■ **Supplied data**:
____________________
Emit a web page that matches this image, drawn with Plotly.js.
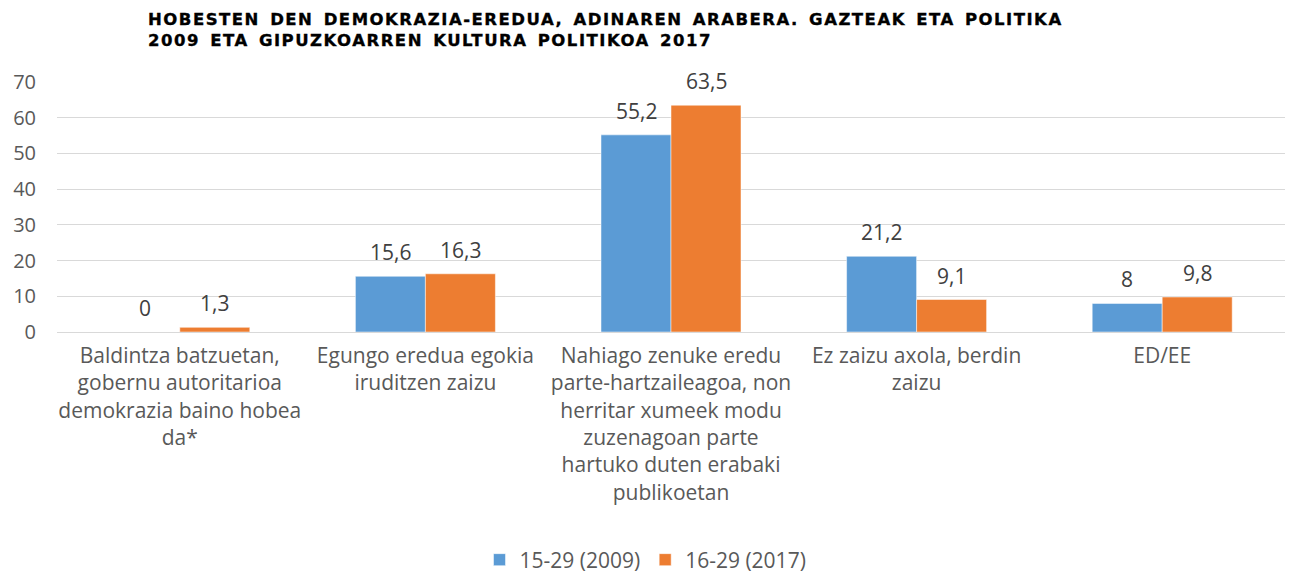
<!DOCTYPE html>
<html><head><meta charset="utf-8">
<script src="https://cdn.plot.ly/plotly-3.0.1.min.js"></script>
<style>html,body{margin:0;padding:0;background:#fff}#chart{width:1291px;height:575px}
.gtitle{letter-spacing:1.5px;word-spacing:3px;stroke:#000;stroke-width:0.35px}</style>
</head><body><div id="chart"></div>
<script>
const categories = [
  "Baldintza batzuetan,<br>gobernu autoritarioa<br>demokrazia baino hobea<br>da*",
  "Egungo eredua egokia<br>iruditzen zaizu",
  "Nahiago zenuke eredu<br>parte-hartzaileagoa, non<br>herritar xumeek modu<br>zuzenagoan parte<br>hartuko duten erabaki<br>publikoetan",
  "Ez zaizu axola, berdin<br>zaizu",
  "ED/EE"
];
const series2009 = [0, 15.6, 55.2, 21.2, 8];
const series2017 = [1.3, 16.3, 63.5, 9.1, 9.8];
const seriesNames = ["15-29 (2009)", "16-29 (2017)"];
const colors = ["#5B9BD5", "#ED7D31"];
const yTicks = [0, 10, 20, 30, 40, 50, 60, 70];

const fmt = v => String(v).replace('.', ',');
const FONT = "Open Sans, Noto Sans, sans-serif";

const traces = [series2009, series2017].map((vals, i) => ({
  type: 'bar', x: categories, y: vals, name: seriesNames[i],
  marker: {color: colors[i], line: {color: '#fff', width: 0.5}},
  hoverinfo: 'skip'
}));

const annotations = [];
[series2009, series2017].forEach((vals, i) => {
  vals.forEach((v, j) => {
    annotations.push({
      x: categories[j], y: v, xref: 'x', yref: 'y',
      text: fmt(v), showarrow: false,
      xshift: i === 0 ? -35 : 35, yshift: 24,
      font: {family: FONT, size: 21, color: '#404040'}
    });
  });
});

const layout = {
  width: 1291, height: 575,
  margin: {l: 57, r: 6, t: 82, b: 243},
  paper_bgcolor: '#fff', plot_bgcolor: '#fff',
  barmode: 'group', bargap: 0.43, bargroupgap: 0,
  title: {
    text: "HOBESTEN DEN DEMOKRAZIA-EREDUA, ADINAREN ARABERA. GAZTEAK ETA POLITIKA<br>2009 ETA GIPUZKOARREN KULTURA POLITIKOA 2017",
    x: 148/1291, xanchor: 'left', xref: 'container',
    y: 1 - 25/575, yanchor: 'auto', yref: 'container',
    font: {family: "DejaVu Sans, Verdana, sans-serif", size: 16.5, color: '#000', weight: 'bold'}
  },
  xaxis: {
    showgrid: false, showline: false, zeroline: false, ticks: '',
    tickfont: {family: FONT, size: 21, color: '#595959'},
    tickangle: 0, automargin: false, ticklabelstandoff: 9
  },
  yaxis: {
    range: [0, 70], tickvals: yTicks, ticktext: yTicks.map(String),
    showgrid: true, gridcolor: '#D9D9D9', gridwidth: 1,
    zeroline: true, zerolinecolor: '#D9D9D9', zerolinewidth: 1,
    showline: false, ticks: '', ticklabelstandoff: 20,
    tickfont: {family: FONT, size: 20, color: '#595959'},
    automargin: false
  },
  legend: {
    orientation: 'h', x: 0.5, xanchor: 'center', xref: 'container',
    y: 15/575, yanchor: 'middle', yref: 'container',
    font: {family: FONT, size: 21, color: '#595959'},
    itemwidth: 30, traceorder: 'normal'
  },
  annotations: annotations,
  separators: ',.'
};

Plotly.newPlot('chart', traces, layout, {staticPlot: true, displayModeBar: false});
</script></body></html>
____________________
■ **Work instructions**:
Ignore the images and quote every line of the listing exactly.

■ **Reply**:
Emit a web page that matches this image, drawn with Plotly.js.
<!DOCTYPE html>
<html><head><meta charset="utf-8">
<script src="https://cdn.plot.ly/plotly-3.0.1.min.js"></script>
<style>html,body{margin:0;padding:0;background:#fff}#chart{width:1291px;height:575px}
.gtitle{letter-spacing:1.5px;word-spacing:3px;stroke:#000;stroke-width:0.35px}</style>
</head><body><div id="chart"></div>
<script>
const categories = [
  "Baldintza batzuetan,<br>gobernu autoritarioa<br>demokrazia baino hobea<br>da*",
  "Egungo eredua egokia<br>iruditzen zaizu",
  "Nahiago zenuke eredu<br>parte-hartzaileagoa, non<br>herritar xumeek modu<br>zuzenagoan parte<br>hartuko duten erabaki<br>publikoetan",
  "Ez zaizu axola, berdin<br>zaizu",
  "ED/EE"
];
const series2009 = [0, 15.6, 55.2, 21.2, 8];
const series2017 = [1.3, 16.3, 63.5, 9.1, 9.8];
const seriesNames = ["15-29 (2009)", "16-29 (2017)"];
const colors = ["#5B9BD5", "#ED7D31"];
const yTicks = [0, 10, 20, 30, 40, 50, 60, 70];

const fmt = v => String(v).replace('.', ',');
const FONT = "Open Sans, Noto Sans, sans-serif";

const traces = [series2009, series2017].map((vals, i) => ({
  type: 'bar', x: categories, y: vals, name: seriesNames[i],
  marker: {color: colors[i], line: {color: '#fff', width: 0.5}},
  hoverinfo: 'skip'
}));

const annotations = [];
[series2009, series2017].forEach((vals, i) => {
  vals.forEach((v, j) => {
    annotations.push({
      x: categories[j], y: v, xref: 'x', yref: 'y',
      text: fmt(v), showarrow: false,
      xshift: i === 0 ? -35 : 35, yshift: 24,
      font: {family: FONT, size: 21, color: '#404040'}
    });
  });
});

const layout = {
  width: 1291, height: 575,
  margin: {l: 57, r: 6, t: 82, b: 243},
  paper_bgcolor: '#fff', plot_bgcolor: '#fff',
  barmode: 'group', bargap: 0.43, bargroupgap: 0,
  title: {
    text: "HOBESTEN DEN DEMOKRAZIA-EREDUA, ADINAREN ARABERA. GAZTEAK ETA POLITIKA<br>2009 ETA GIPUZKOARREN KULTURA POLITIKOA 2017",
    x: 148/1291, xanchor: 'left', xref: 'container',
    y: 1 - 25/575, yanchor: 'auto', yref: 'container',
    font: {family: "DejaVu Sans, Verdana, sans-serif", size: 16.5, color: '#000', weight: 'bold'}
  },
  xaxis: {
    showgrid: false, showline: false, zeroline: false, ticks: '',
    tickfont: {family: FONT, size: 21, color: '#595959'},
    tickangle: 0, automargin: false, ticklabelstandoff: 9
  },
  yaxis: {
    range: [0, 70], tickvals: yTicks, ticktext: yTicks.map(String),
    showgrid: true, gridcolor: '#D9D9D9', gridwidth: 1,
    zeroline: true, zerolinecolor: '#D9D9D9', zerolinewidth: 1,
    showline: false, ticks: '', ticklabelstandoff: 20,
    tickfont: {family: FONT, size: 20, color: '#595959'},
    automargin: false
  },
  legend: {
    orientation: 'h', x: 0.5, xanchor: 'center', xref: 'container',
    y: 15/575, yanchor: 'middle', yref: 'container',
    font: {family: FONT, size: 21, color: '#595959'},
    itemwidth: 30, traceorder: 'normal'
  },
  annotations: annotations,
  separators: ',.'
};

Plotly.newPlot('chart', traces, layout, {staticPlot: true, displayModeBar: false});
</script></body></html>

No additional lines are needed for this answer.